- Task description: Here is the task for the listing below: output exactly the lines from the one containing "Emit a Python" through the one containing "ax = fig.add_axes([87", and leave out the pictures.

- - - - - - -

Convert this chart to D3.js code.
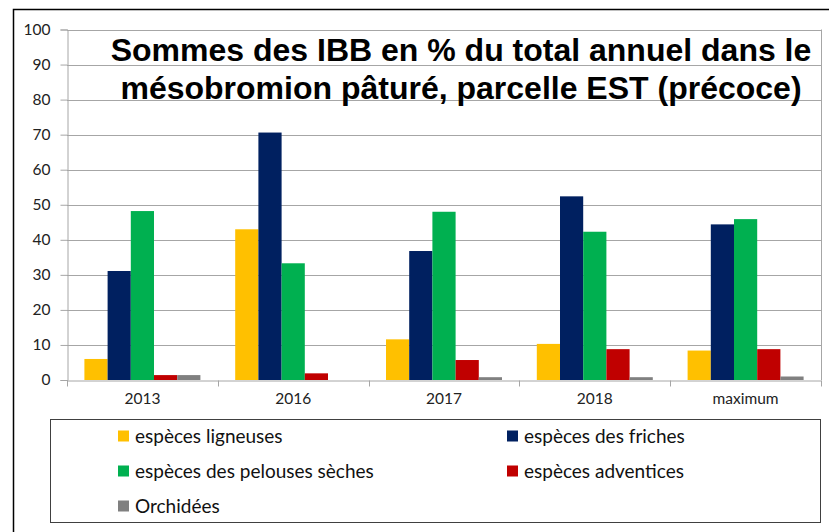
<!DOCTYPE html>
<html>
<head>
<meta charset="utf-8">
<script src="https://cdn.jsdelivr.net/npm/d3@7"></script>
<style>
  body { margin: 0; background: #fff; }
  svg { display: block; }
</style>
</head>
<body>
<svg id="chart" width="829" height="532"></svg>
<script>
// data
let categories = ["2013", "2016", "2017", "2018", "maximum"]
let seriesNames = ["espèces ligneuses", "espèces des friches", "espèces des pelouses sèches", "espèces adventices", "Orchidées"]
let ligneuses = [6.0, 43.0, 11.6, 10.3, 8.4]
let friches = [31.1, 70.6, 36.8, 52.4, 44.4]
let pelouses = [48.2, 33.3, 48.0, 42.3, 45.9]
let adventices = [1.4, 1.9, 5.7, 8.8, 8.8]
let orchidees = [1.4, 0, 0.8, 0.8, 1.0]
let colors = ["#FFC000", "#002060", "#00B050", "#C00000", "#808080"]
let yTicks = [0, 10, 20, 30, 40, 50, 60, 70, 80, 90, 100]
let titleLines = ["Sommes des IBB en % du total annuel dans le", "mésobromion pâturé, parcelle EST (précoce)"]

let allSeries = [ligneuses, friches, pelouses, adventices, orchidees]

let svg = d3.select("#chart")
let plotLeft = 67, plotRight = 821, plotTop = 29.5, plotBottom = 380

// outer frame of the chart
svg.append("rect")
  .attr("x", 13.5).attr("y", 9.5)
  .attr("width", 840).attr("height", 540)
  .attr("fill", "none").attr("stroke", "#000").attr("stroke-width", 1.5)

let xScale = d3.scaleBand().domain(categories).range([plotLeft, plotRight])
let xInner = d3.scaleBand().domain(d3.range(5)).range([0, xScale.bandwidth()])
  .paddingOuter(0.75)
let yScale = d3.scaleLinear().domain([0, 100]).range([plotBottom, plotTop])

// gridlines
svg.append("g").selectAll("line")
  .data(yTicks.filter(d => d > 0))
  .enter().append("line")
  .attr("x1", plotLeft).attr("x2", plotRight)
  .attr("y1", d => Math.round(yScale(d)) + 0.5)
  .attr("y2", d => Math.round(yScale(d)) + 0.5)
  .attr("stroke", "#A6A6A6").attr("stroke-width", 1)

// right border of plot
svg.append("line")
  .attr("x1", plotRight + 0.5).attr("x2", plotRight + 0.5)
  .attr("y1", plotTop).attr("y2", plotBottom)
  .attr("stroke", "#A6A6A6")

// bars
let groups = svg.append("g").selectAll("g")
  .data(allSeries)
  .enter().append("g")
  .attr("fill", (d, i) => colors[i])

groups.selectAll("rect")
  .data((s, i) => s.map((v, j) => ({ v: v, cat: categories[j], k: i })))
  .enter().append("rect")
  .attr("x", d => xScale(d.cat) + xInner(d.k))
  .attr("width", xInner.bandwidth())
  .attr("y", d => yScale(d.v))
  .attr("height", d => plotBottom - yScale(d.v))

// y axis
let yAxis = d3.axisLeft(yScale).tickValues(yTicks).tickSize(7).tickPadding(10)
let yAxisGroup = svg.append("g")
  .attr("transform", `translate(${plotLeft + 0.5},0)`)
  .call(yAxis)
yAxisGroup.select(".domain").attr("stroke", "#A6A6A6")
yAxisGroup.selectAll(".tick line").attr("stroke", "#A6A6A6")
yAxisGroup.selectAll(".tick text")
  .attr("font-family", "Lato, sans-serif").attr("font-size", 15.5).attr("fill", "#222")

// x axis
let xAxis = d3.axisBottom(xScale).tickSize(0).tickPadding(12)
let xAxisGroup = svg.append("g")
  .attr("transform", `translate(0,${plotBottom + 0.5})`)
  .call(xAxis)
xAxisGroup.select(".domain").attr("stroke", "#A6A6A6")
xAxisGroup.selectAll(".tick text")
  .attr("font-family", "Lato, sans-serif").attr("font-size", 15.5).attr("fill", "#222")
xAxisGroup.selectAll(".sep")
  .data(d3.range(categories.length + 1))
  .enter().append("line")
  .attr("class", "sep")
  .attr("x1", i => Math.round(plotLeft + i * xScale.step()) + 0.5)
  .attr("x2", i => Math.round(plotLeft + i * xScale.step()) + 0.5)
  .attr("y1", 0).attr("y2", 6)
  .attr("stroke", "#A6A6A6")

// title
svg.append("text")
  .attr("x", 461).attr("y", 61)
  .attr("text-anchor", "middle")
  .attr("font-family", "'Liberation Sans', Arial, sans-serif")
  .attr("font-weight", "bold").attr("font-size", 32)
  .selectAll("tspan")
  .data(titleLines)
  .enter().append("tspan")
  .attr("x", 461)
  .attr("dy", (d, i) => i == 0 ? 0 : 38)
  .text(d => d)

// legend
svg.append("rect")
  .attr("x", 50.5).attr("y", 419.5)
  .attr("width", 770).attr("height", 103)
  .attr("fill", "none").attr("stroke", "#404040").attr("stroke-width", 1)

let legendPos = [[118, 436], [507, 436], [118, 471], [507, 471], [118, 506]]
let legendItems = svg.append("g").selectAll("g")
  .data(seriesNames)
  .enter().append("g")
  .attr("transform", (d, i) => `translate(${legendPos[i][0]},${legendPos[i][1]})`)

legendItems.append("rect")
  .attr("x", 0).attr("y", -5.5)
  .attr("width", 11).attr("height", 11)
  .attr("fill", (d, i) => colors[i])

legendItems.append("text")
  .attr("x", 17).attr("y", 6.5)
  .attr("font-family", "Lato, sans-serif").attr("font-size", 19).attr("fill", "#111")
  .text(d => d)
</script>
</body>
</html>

- - - - - - -

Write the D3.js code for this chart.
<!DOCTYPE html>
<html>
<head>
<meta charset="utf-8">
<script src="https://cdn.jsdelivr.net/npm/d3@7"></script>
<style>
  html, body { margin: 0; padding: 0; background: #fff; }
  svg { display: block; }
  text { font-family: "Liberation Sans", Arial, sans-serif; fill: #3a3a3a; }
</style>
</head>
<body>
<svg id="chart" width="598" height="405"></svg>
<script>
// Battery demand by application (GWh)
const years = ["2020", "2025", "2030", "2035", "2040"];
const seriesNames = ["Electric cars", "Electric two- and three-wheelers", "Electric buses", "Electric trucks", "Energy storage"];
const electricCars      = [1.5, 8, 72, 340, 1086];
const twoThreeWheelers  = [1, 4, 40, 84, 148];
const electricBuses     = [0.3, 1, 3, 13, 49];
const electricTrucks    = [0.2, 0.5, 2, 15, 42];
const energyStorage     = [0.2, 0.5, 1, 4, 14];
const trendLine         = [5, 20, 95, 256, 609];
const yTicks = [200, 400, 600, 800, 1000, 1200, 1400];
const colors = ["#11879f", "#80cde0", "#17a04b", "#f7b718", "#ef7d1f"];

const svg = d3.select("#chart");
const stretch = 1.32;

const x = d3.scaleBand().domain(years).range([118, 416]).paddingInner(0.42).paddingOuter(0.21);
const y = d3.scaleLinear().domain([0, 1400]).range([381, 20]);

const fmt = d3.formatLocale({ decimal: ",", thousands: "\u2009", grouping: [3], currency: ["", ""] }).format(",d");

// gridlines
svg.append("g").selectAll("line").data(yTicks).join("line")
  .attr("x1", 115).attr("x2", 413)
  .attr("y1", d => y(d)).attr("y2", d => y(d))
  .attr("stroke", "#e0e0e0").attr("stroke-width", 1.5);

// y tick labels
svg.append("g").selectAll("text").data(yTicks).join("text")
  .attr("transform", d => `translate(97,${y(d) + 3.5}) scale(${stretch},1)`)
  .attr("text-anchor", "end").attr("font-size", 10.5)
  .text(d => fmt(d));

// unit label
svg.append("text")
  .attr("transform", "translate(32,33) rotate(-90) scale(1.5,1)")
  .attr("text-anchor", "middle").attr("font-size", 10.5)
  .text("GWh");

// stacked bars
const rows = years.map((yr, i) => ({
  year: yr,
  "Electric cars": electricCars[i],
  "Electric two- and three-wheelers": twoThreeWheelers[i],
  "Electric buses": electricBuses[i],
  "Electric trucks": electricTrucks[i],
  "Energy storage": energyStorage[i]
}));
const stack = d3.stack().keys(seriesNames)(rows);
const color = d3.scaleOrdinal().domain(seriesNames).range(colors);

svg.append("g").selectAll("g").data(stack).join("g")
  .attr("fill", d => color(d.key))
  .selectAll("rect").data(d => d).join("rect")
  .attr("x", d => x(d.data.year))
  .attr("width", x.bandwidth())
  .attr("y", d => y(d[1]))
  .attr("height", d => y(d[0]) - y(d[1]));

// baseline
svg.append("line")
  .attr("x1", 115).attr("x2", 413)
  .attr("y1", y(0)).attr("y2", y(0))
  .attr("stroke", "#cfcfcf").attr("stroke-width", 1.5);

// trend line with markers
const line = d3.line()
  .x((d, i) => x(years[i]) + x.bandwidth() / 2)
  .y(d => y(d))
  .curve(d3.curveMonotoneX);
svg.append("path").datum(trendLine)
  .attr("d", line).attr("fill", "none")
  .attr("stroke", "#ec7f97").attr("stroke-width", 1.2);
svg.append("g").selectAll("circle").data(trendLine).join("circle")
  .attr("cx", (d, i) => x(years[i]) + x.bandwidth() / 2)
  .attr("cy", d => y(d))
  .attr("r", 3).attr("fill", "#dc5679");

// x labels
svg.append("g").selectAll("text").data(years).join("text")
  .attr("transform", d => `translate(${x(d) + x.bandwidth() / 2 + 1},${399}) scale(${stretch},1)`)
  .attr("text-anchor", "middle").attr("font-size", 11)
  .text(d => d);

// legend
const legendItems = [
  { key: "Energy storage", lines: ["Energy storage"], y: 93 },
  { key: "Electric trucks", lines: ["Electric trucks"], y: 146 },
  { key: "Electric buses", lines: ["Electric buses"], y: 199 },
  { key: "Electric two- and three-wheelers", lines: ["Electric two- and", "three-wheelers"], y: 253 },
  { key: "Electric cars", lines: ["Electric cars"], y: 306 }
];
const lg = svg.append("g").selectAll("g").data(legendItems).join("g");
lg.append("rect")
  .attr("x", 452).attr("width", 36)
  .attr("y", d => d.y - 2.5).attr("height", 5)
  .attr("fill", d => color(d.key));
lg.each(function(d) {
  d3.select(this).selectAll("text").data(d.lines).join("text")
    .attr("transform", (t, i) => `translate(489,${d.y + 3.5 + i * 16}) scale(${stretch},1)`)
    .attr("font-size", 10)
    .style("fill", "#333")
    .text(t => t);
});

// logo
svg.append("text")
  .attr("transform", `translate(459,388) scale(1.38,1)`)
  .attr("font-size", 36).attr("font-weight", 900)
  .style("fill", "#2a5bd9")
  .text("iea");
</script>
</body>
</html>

- - - - - - -

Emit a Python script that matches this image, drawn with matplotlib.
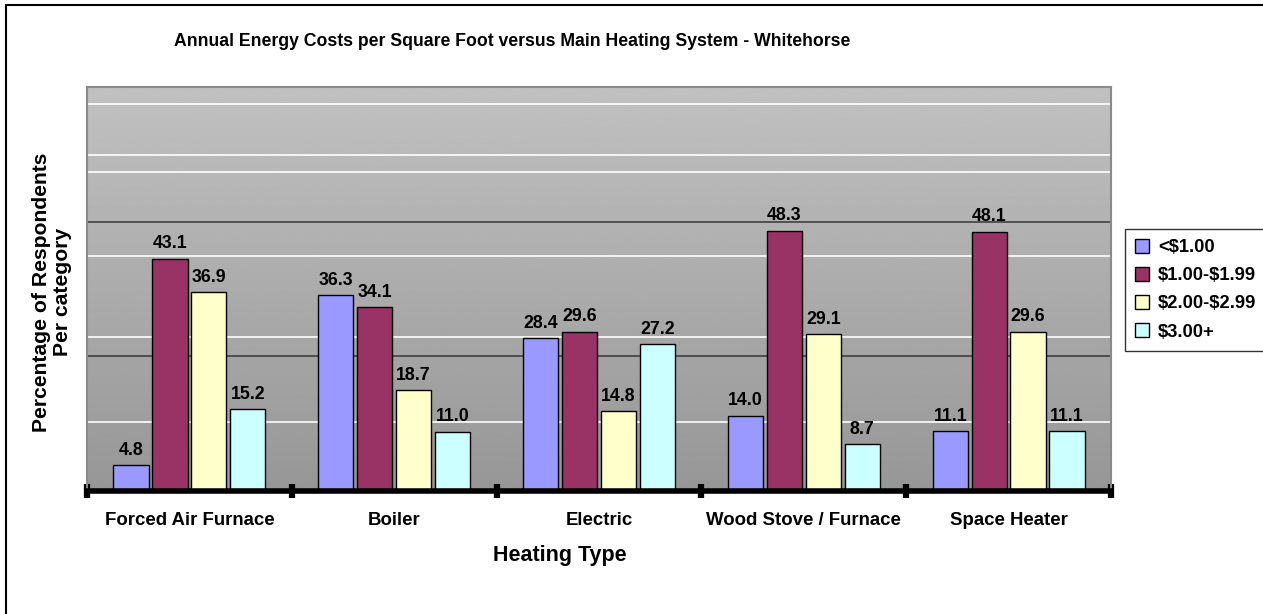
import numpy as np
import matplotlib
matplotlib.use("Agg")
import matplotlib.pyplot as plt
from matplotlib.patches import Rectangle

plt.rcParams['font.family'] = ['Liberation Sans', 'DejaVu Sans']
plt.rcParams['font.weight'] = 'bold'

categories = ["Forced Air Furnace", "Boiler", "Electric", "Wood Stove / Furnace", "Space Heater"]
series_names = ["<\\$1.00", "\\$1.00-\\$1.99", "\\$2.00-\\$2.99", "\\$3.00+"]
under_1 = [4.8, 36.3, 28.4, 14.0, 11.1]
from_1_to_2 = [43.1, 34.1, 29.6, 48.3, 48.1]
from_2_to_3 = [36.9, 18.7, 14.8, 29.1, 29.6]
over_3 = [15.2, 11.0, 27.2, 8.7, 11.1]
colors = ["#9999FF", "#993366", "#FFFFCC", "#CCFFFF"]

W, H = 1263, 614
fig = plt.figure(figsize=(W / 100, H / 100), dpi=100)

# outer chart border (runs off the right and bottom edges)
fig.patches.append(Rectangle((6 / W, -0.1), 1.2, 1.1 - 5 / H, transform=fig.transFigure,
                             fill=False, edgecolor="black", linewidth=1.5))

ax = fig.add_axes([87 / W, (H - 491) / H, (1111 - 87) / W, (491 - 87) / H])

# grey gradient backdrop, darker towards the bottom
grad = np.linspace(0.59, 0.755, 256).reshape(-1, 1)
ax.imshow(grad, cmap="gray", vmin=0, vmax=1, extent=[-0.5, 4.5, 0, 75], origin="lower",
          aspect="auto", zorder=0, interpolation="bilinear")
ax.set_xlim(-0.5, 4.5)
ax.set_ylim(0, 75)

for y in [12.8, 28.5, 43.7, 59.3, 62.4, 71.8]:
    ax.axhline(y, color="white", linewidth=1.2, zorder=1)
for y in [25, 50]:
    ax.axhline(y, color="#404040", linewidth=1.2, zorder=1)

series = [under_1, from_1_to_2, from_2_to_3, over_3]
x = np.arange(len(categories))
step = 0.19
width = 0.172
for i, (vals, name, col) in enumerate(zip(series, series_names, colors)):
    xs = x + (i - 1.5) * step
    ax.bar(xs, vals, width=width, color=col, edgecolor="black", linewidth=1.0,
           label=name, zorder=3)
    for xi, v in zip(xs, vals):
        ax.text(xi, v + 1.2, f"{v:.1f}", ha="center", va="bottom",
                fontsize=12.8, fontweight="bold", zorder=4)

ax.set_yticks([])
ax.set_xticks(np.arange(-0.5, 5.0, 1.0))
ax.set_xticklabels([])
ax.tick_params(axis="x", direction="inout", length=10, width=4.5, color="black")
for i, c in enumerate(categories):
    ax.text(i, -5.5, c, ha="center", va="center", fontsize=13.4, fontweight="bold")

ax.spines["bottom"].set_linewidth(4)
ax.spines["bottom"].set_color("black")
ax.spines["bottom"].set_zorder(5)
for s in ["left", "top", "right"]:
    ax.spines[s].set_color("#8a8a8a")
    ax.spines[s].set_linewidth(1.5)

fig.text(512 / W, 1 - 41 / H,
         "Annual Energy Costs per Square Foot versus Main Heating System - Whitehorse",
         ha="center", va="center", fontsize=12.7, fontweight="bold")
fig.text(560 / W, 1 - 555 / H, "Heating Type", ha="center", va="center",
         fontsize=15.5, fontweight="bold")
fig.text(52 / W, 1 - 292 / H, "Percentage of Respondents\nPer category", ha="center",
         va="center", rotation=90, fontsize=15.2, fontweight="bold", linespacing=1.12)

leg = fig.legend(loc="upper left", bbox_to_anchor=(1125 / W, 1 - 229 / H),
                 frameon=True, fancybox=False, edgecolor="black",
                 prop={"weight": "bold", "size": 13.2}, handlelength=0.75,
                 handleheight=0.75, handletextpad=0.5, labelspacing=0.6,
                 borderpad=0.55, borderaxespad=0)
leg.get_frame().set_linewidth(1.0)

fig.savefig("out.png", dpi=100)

- - - - - - -

- Output of the task:
Emit a Python script that matches this image, drawn with matplotlib.
import numpy as np
import matplotlib
matplotlib.use("Agg")
import matplotlib.pyplot as plt
from matplotlib.patches import Rectangle

plt.rcParams['font.family'] = ['Liberation Sans', 'DejaVu Sans']
plt.rcParams['font.weight'] = 'bold'

categories = ["Forced Air Furnace", "Boiler", "Electric", "Wood Stove / Furnace", "Space Heater"]
series_names = ["<\\$1.00", "\\$1.00-\\$1.99", "\\$2.00-\\$2.99", "\\$3.00+"]
under_1 = [4.8, 36.3, 28.4, 14.0, 11.1]
from_1_to_2 = [43.1, 34.1, 29.6, 48.3, 48.1]
from_2_to_3 = [36.9, 18.7, 14.8, 29.1, 29.6]
over_3 = [15.2, 11.0, 27.2, 8.7, 11.1]
colors = ["#9999FF", "#993366", "#FFFFCC", "#CCFFFF"]

W, H = 1263, 614
fig = plt.figure(figsize=(W / 100, H / 100), dpi=100)

# outer chart border (runs off the right and bottom edges)
fig.patches.append(Rectangle((6 / W, -0.1), 1.2, 1.1 - 5 / H, transform=fig.transFigure,
                             fill=False, edgecolor="black", linewidth=1.5))

ax = fig.add_axes([87 / W, (H - 491) / H, (1111 - 87) / W, (491 - 87) / H])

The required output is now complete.